Amazon DynamoDB is a fully managed NoSQL database service offered by AWS, designed to provide fast and predictable performance with seamless scalability.

Strengths

  • Fully Managed: As a managed service, DynamoDB handles the infrastructure, including provisioning, patching, and scaling, allowing developers to focus on application logic.
  • Scalability: DynamoDB scales automatically to handle large amounts of traffic without manual intervention.
  • Integration with AWS: Tight integration with other AWS services like Lambda, S3, and IAM makes DynamoDB an excellent choice for AWS-based architectures.

Weaknesses

  • Cost: While convenient, DynamoDB can become expensive, especially for high-traffic applications or those with complex querying needs.
  • Limited Querying Capabilities: DynamoDB's querying capabilities are more limited compared to other NoSQL databases, particularly when it comes to complex queries and aggregations.

Ideal Use Cases

  • Serverless Applications: DynamoDB is ideal for serverless architectures, particularly those built on AWS Lambda, thanks to its scalability and integration with AWS services.
  • IoT Applications: DynamoDB's ability to handle large amounts of read/write operations makes it well-suited for IoT applications.
  • Gaming Leaderboards: Its fast, scalable nature makes DynamoDB a good fit for maintaining leaderboards and other real-time data in gaming applications.

Conclusion

Choosing the right NoSQL database depends largely on your specific use case, performance requirements, and infrastructure.
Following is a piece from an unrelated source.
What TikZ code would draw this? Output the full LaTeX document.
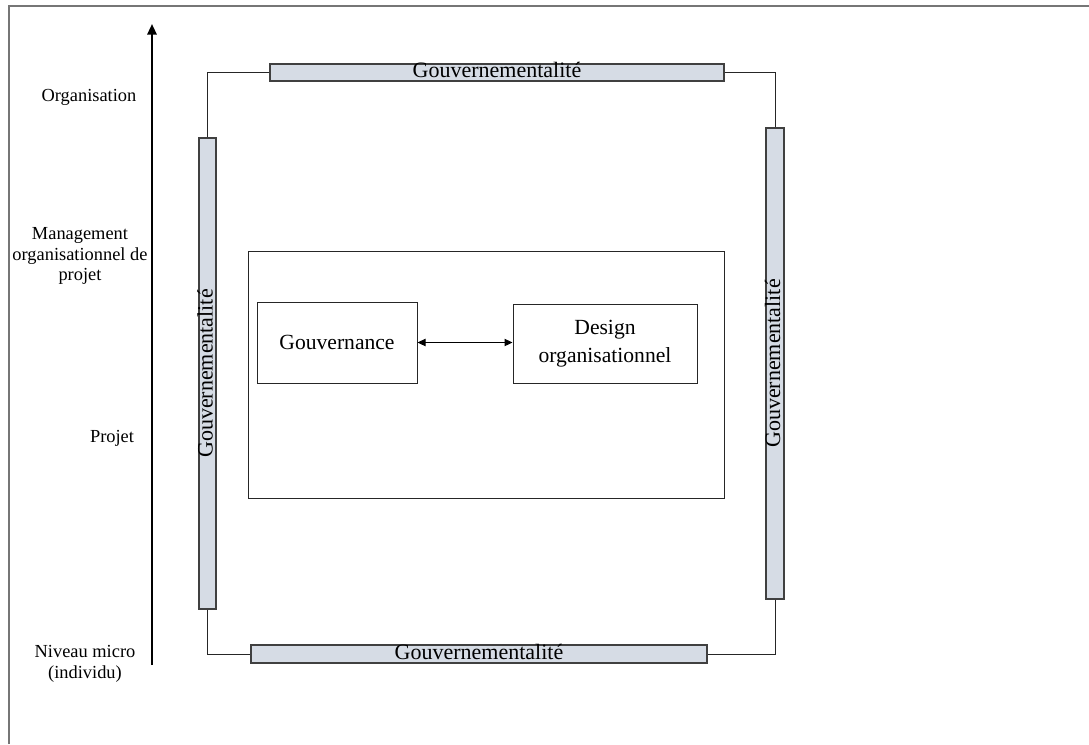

  • Cassandra and ScyllaDB excel in high-availability, write-heavy workloads, with ScyllaDB offering enhanced performance.
  • ElasticSearch is the top choice for full-text search and real-time analytics.
  • Redis is unmatched for speed and is versatile enough for caching, session management, and real-time analytics.
  • DynamoDB provides the convenience of a fully managed service, making it ideal for serverless applications and those already deeply integrated with AWS.

Understanding the strengths and weaknesses of each NoSQL database will help you make an informed decision that aligns with your project’s needs.